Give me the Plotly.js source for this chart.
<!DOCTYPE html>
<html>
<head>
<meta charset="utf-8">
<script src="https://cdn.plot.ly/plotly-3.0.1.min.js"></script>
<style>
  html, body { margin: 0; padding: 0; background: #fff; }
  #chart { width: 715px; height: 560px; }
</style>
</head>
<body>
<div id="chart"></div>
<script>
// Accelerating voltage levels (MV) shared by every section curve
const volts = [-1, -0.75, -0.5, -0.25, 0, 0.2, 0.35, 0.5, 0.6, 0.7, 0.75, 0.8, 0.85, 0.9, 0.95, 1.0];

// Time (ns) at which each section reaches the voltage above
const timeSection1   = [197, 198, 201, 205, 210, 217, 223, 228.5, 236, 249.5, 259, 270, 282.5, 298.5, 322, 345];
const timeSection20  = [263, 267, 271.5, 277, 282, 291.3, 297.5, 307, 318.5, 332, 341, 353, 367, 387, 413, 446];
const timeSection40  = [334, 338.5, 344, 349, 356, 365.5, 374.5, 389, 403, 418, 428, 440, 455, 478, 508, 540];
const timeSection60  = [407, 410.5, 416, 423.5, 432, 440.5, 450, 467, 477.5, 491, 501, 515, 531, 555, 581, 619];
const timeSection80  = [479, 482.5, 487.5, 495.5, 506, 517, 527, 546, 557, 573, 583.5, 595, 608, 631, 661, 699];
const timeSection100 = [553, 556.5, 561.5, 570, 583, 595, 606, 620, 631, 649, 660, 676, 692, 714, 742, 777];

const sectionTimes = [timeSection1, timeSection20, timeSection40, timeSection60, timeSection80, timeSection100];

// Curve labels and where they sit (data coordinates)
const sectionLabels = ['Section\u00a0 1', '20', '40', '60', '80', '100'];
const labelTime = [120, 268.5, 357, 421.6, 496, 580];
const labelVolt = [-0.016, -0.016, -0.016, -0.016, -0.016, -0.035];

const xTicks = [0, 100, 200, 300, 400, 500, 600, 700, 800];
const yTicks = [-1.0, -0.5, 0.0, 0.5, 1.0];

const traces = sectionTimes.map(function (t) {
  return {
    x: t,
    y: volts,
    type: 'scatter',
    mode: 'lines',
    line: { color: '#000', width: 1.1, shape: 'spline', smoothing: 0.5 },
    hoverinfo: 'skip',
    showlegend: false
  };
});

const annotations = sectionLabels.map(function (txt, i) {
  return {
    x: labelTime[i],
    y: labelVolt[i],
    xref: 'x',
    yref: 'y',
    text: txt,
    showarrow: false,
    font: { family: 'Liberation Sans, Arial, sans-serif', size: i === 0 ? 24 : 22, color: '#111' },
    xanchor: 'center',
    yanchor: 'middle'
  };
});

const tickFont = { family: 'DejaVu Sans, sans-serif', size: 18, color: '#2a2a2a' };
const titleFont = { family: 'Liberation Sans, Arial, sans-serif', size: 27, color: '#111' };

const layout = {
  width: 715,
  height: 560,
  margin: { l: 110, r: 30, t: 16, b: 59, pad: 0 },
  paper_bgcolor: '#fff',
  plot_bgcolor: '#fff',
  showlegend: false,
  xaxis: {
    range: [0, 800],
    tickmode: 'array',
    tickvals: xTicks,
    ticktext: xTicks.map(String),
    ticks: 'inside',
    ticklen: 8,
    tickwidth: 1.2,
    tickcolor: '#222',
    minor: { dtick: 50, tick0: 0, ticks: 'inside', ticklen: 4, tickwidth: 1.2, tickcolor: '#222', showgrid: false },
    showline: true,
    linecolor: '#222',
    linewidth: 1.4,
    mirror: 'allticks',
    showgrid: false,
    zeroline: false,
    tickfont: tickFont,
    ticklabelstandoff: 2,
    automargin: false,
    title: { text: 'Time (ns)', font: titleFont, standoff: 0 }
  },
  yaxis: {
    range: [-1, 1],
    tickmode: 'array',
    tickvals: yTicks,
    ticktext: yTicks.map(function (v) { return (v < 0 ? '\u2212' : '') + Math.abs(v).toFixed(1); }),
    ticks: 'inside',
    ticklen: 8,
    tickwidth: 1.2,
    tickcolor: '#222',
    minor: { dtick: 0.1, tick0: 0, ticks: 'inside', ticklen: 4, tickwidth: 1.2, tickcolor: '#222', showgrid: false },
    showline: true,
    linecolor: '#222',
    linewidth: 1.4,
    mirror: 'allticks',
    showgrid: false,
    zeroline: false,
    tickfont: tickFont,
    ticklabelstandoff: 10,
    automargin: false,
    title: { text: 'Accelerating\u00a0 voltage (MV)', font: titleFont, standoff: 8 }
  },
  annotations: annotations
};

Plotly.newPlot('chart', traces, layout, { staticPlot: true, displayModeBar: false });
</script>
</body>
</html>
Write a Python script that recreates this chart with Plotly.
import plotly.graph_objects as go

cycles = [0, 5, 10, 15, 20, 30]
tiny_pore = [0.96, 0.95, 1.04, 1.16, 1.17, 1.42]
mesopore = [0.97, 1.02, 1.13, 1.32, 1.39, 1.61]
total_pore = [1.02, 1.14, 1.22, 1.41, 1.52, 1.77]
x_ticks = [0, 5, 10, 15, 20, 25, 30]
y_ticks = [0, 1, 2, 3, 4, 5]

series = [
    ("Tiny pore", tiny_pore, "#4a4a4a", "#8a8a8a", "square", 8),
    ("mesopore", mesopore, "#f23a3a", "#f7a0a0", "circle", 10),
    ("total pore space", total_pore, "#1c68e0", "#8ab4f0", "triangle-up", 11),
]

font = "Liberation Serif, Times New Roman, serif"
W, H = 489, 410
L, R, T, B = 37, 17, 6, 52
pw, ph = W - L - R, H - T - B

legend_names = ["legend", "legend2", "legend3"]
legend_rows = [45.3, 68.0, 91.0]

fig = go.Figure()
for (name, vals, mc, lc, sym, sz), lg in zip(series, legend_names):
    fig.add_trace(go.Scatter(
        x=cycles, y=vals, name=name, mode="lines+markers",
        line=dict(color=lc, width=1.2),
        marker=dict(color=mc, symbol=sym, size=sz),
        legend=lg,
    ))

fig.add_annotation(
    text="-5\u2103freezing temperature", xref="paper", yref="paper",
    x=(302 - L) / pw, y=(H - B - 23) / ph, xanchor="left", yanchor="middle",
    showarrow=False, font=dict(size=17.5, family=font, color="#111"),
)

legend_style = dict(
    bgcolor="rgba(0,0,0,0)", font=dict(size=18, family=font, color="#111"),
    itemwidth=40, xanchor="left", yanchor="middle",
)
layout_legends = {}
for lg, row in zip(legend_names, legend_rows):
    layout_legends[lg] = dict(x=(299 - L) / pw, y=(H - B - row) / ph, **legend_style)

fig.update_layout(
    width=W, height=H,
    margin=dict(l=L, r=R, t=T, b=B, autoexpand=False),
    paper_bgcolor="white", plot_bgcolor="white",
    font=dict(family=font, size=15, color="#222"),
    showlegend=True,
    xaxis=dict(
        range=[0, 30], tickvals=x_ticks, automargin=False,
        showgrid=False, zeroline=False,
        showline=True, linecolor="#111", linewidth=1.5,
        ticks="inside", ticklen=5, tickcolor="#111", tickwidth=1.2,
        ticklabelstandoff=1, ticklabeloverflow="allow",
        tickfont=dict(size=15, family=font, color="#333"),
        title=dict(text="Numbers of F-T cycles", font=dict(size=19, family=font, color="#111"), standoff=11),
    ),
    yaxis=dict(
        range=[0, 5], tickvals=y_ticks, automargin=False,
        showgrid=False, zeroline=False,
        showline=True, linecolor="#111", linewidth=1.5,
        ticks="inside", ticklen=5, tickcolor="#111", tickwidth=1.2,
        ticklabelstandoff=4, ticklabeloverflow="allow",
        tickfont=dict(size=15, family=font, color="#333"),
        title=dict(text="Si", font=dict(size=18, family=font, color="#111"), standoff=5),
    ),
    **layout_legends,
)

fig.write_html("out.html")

──────

Retype exactly the lines from the start of the entries through the one with "timeSection60, timeSection80, timeSection100];"; include both ends.

Give me the Plotly.js source for this chart.
<!DOCTYPE html>
<html>
<head>
<meta charset="utf-8">
<script src="https://cdn.plot.ly/plotly-3.0.1.min.js"></script>
<style>
  html, body { margin: 0; padding: 0; background: #fff; }
  #chart { width: 715px; height: 560px; }
</style>
</head>
<body>
<div id="chart"></div>
<script>
// Accelerating voltage levels (MV) shared by every section curve
const volts = [-1, -0.75, -0.5, -0.25, 0, 0.2, 0.35, 0.5, 0.6, 0.7, 0.75, 0.8, 0.85, 0.9, 0.95, 1.0];

// Time (ns) at which each section reaches the voltage above
const timeSection1   = [197, 198, 201, 205, 210, 217, 223, 228.5, 236, 249.5, 259, 270, 282.5, 298.5, 322, 345];
const timeSection20  = [263, 267, 271.5, 277, 282, 291.3, 297.5, 307, 318.5, 332, 341, 353, 367, 387, 413, 446];
const timeSection40  = [334, 338.5, 344, 349, 356, 365.5, 374.5, 389, 403, 418, 428, 440, 455, 478, 508, 540];
const timeSection60  = [407, 410.5, 416, 423.5, 432, 440.5, 450, 467, 477.5, 491, 501, 515, 531, 555, 581, 619];
const timeSection80  = [479, 482.5, 487.5, 495.5, 506, 517, 527, 546, 557, 573, 583.5, 595, 608, 631, 661, 699];
const timeSection100 = [553, 556.5, 561.5, 570, 583, 595, 606, 620, 631, 649, 660, 676, 692, 714, 742, 777];

const sectionTimes = [timeSection1, timeSection20, timeSection40, timeSection60, timeSection80, timeSection100];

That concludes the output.